From an already high base of 353,000 tonnes in 2014-15, the tonnes of interstate waste leapt to 494,000 tonnes in 2015-16. And let's be honest, we know exactly where this "interstate waste" is from. It's coming from NSW, and it's going to Queensland because of the wild disparity between landfill levies in NSW and Queensland.
You can get waste into a Queensland landfill for as low as $10/tonne. That doesn't even cover the costs of operating a modern landfill, much less rehabilitation and post-closure costs.
With landfill costs being as high as $300/tonne in Sydney, it is no wonder that the NSW waste industry is investing vast sums of money to develop transfer stations for transport to Queensland. That is 20,000 truck movements, each way, every year. Trucks rumbling through NSW towns to take advantage of what will ultimately prove to be a one-off blip in waste pricing. Even the waste operators taking advantage of this price discrepancy are calling for it to stop.
The current situation is not the fault of the NSW government. NSW is taking steps to develop a viable, local resource recovery industry. The landfill levy is a core element in ensuring that resource recovery can compete against cheap landfill, both increasing landfill costs and providing funds for waste projects. NSW will invest $802 million of levy funds over eight years into the waste industry.
Queensland has taken a different view, deciding that the jobs that come with local recycling are less important than the marginal savings in rates for councils from cheap landfills. That it would rather leave a legacy of underfunded landfills for future generations to clean up, than have current generations invest in the future.
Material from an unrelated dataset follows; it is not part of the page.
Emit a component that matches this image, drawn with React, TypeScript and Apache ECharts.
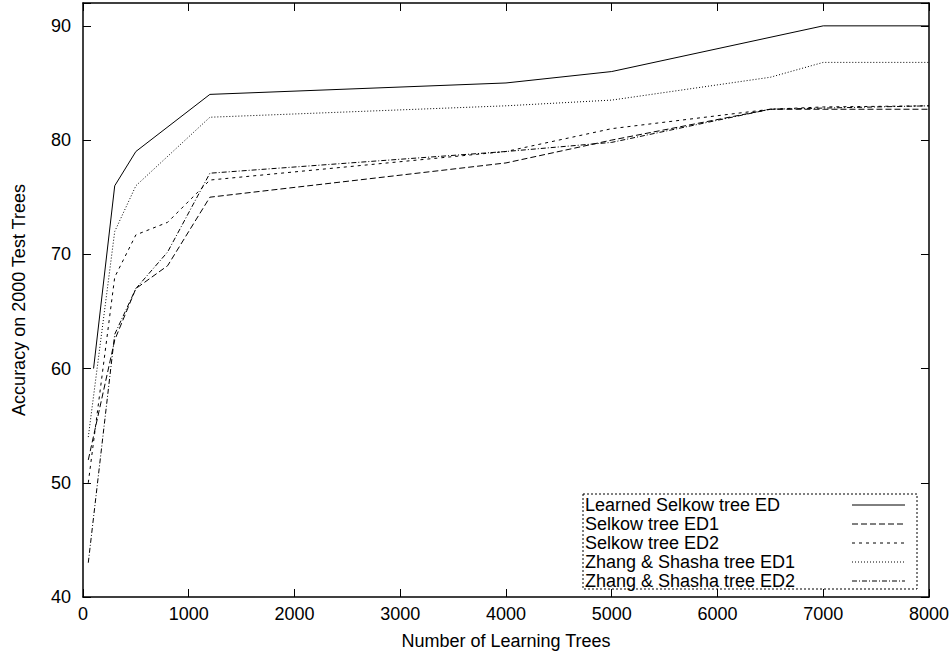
import React, { useEffect, useRef } from "react";
import * as echarts from "echarts";

const seriesNames = [
  "Learned Selkow tree ED",
  "Selkow tree ED1",
  "Selkow tree ED2",
  "Zhang & Shasha tree ED1",
  "Zhang & Shasha tree ED2",
];

const xLearned = [100, 300, 500, 1200, 4000, 5000, 7000, 8000];
const yLearned = [60, 76, 79, 84, 85, 86, 90, 90];

const xSelkow1 = [50, 300, 500, 800, 1200, 4000, 5000, 6500, 7000, 8000];
const ySelkow1 = [52, 62.5, 67, 69, 75, 78, 80, 82.7, 82.7, 82.7];

const xSelkow2 = [50, 300, 500, 800, 1200, 4000, 5000, 6500, 7000, 8000];
const ySelkow2 = [50, 68, 71.7, 72.8, 76.5, 79, 81, 82.7, 82.9, 83];

const xZS1 = [50, 300, 500, 1200, 4000, 5000, 6500, 7000, 8000];
const yZS1 = [54, 72, 76, 82, 83, 83.5, 85.5, 86.8, 86.8];

const xZS2 = [50, 300, 500, 800, 1200, 4000, 5000, 6500, 7000, 8000];
const yZS2 = [43, 63, 67, 70.2, 77.1, 79, 79.8, 82.7, 82.8, 83];

const xTicks = { min: 0, max: 8000, interval: 1000 };
const yTicks = { min: 40, max: 92, interval: 10 };

const FONT = "'Liberation Sans', Arial, Helvetica, sans-serif";
const FS = 18;

const dashes: (number[] | "solid")[] = ["solid", [6, 3], [3, 4], [1, 2], [5, 2, 1, 2]];

function zip(xs: number[], ys: number[]) {
  return xs.map((x, i) => [x, ys[i]]);
}

export default function App() {
  const ref = useRef<HTMLDivElement>(null);
  useEffect(() => {
    if (!ref.current) return;
    const chart = echarts.init(ref.current, null, { renderer: "svg" });
    const datasets = [
      zip(xLearned, yLearned),
      zip(xSelkow1, ySelkow1),
      zip(xSelkow2, ySelkow2),
      zip(xZS1, yZS1),
      zip(xZS2, yZS2),
    ];
    const axisLine = { show: true, onZero: false, lineStyle: { color: "#000", width: 1.5 } };
    const axisTick = { show: true, inside: true, length: 8, lineStyle: { color: "#000", width: 1 } };
    const labelStyle = { color: "#000", fontSize: FS, fontFamily: FONT };

    const legendLeft = 583;
    const legendTop = 494;
    const legendRight = 917;
    const legendBottom = 589;
    const rowH = 19;
    const legendEls: any[] = [
      {
        type: "rect",
        shape: { x: legendLeft, y: legendTop, width: legendRight - legendLeft, height: legendBottom - legendTop },
        style: { fill: "#fff", stroke: "#000", lineWidth: 1, lineDash: [2, 2] },
        z: 10,
      },
    ];
    seriesNames.forEach((name, i) => {
      const cy = legendTop + 11 + i * rowH;
      legendEls.push({
        type: "text",
        x: legendLeft + 2,
        y: cy,
        z: 11,
        style: { text: name, fill: "#000", fontSize: 18, fontFamily: FONT, verticalAlign: "middle", align: "left" },
      });
      legendEls.push({
        type: "line",
        z: 11,
        shape: { x1: 852, y1: cy, x2: 905, y2: cy },
        style: {
          stroke: "#000",
          lineWidth: 1,
          lineDash: dashes[i] === "solid" ? null : (dashes[i] as number[]),
        },
      });
    });

    const option: any = {
      animation: false,
      backgroundColor: "#fff",
      grid: { left: 83, right: 22, top: 3, bottom: 61, containLabel: false },
      xAxis: [
        {
          type: "value",
          ...xTicks,
          position: "bottom",
          axisLine,
          axisTick,
          axisLabel: { ...labelStyle, margin: 8, formatter: (v: number) => String(v) },
          splitLine: { show: false },
          name: "Number of Learning Trees",
          nameLocation: "middle",
          nameGap: 35,
          nameTextStyle: { ...labelStyle },
        },
        {
          type: "value",
          ...xTicks,
          position: "top",
          axisLine,
          axisTick,
          axisLabel: { show: false },
          splitLine: { show: false },
        },
      ],
      yAxis: [
        {
          type: "value",
          ...yTicks,
          position: "left",
          axisLine,
          axisTick,
          axisLabel: {
            ...labelStyle,
            margin: 12,
            formatter: (v: number) => (v % 10 === 0 ? String(v) : ""),
          },
          splitLine: { show: false },
          name: "Accuracy on 2000 Test Trees",
          nameLocation: "middle",
          nameGap: 55,
          nameTextStyle: { ...labelStyle },
        },
        {
          type: "value",
          ...yTicks,
          position: "right",
          axisLine,
          axisTick,
          axisLabel: { show: false },
          splitLine: { show: false },
        },
      ],
      series: datasets.map((d, i) => ({
        name: seriesNames[i],
        type: "line",
        data: d,
        xAxisIndex: 0,
        yAxisIndex: 0,
        symbol: "none",
        lineStyle: { color: "#000", width: 1, type: dashes[i] },
        z: 2,
      })),
      graphic: legendEls,
    };
    chart.setOption(option);
    return () => chart.dispose();
  }, []);
  return (
    <div
      ref={ref}
      style={{ position: "fixed", left: 0, top: 0, width: 952, height: 658 }}
    />
  );
}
The likely outcome will be that Queensland taxpayers are left with "millions upon millions" of landfill liabilities, as happened in Melbourne.
The net outcome is that the NSW government is missing out on between $38 million and $67 million in landfill levy, the Pacific Highway is getting worn out, people travelling on these roads are exposed to a higher risk of injury in a crash. At the same time, future Queenslanders are being lumbered with a very substantial liability.
NSW has tried to take action with its proximity rule, however that proved unviable. Not only was it difficult to enforce but also regulation banning the movement of waste interstate is prohibited under s.92 of the Australian Constitution. It needs agreement between all of the states and territories to make it happen.
We understand that NSW is pushing for consensus from the other states to prohibit interstate transport of waste (with presumably a very short list of exemptions for specialised hazardous wastes and landfills at the border serving local communities).
How long does it need to take? Which state is holding it up, and what will it take for this situation to change? Will it require even more NSW recyclers to go broke? Innocent drivers to be killed by one of the trucks hauling to Queensland? An environmental disaster at one of the recipient landfills?
It's time for the states to get on with it. Prevent the interstate movement of waste, and let local processors build their business with some certainty. The industry is ready and waiting.